= Names of Moldavia and Moldova =

The names of Moldavia and Moldova (both Moldova) originate from the historical state of Moldavia, which at its greatest extent included eastern Romania (Western Moldavia), Moldova, and parts of south-western and western Ukraine.

==Etymology==
One of the existing theories is that Moldavia/Moldova was named after the Moldova River, which is a Slavic name, derived from Slavic mold-, "spruce, fir". A. I. Sobolevskij derived it from *moldu, "tender, soft, young". The ending -ov(a)/-av(a) is a common Slavic suffix used in appelatives and proper names. -ova denotes ownership, chiefly of feminine nouns. There is significant Slavic influence on Romanian.

The myth, included in works of Grigore Ureche (1590–1647), Miron Costin (1633–1691) and Dimitrie Cantemir (1673–1723), but given varying levels of credibility by these, was that the hunter Dragoș from Maramureș (the founder of Moldova) One myth, given different levels of credence by Ureche, Miron Costin, and Cantemir, was about a place-name: Moldova.
Other theories is that it is derived from old Molde, or the Mulda (cognate with the English mould), referring to the river.

The short-lived capital of Moldova, Baia in the Suceava County, was called Stadt Molde in a 1421 German document.

==Bogdania==
The original and short-lived reference to the region was Bogdania, after Bogdan I, the founding figure of the principality. Polish historian Ilona Czamańska states that, "according to the tradition of local chroniclers, the first Moldavian prince who agreed to pay tribute to the Ottomans was Bogdan III, who reigned in the years 1504–1517," and notes that "this was [later used] to explain the Turkish name of Moldavia — Bogdania. In fact, this name is of Tatar origin and was used long before Bogdan III was born. It is undoubtedly associated with Bogdan I," the first voivode of Moldavia in the 1360s. It is this name that voyager Richard Hakluyt used for Moldavia in his writings in the late 16th century.

==Black, or Bogdan's, Wallachia==
The term "Black Wallachia" (Valahia Neagră), in Turkish Kara-Eflak, was another name found used for Moldova in the Ottoman period. It derived from Bogdan I of Moldavia; in Ottoman Turkish usage his state was known as Kara-Bogdan (Cara-bogdan) and Bogdan-Eflak, "Bogdan's Wallachia".

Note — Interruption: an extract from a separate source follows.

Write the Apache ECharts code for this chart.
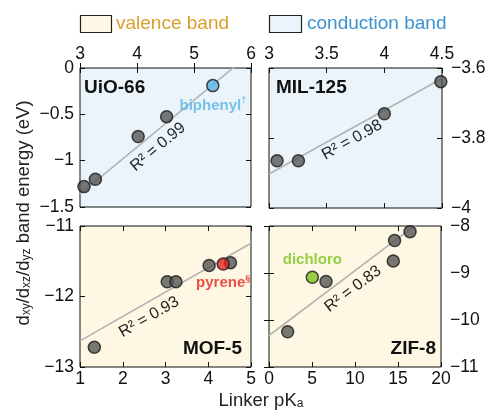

==Bessarabia, Moldavia and Moldova==

Before 1812 the territory of the modern Republic of Moldova was usually called Eastern Moldova, Eastern Lowlands, Dniester-Prut, Bendery (for the largest town) or Orhei (for the largest town in the centre). After the entire eastern part of the region, between the Pruth and the Dniester, was ceded by the Ottomans to Russia in the 1812 Treaty of Bucharest, the Russians used the name Bessarabia for its new acquisition. though this name had formerly only been applied to the southern parts of this territory, what is now called Budjak, it quickly became associated with the whole territory. After the establishment of the Moldavian SSR in the 1940s the new republic started to be unofficially called Moldavia. In 1991 that name was adopted as official name, with Romanian-language variant Moldova quickly become the preferred spelling.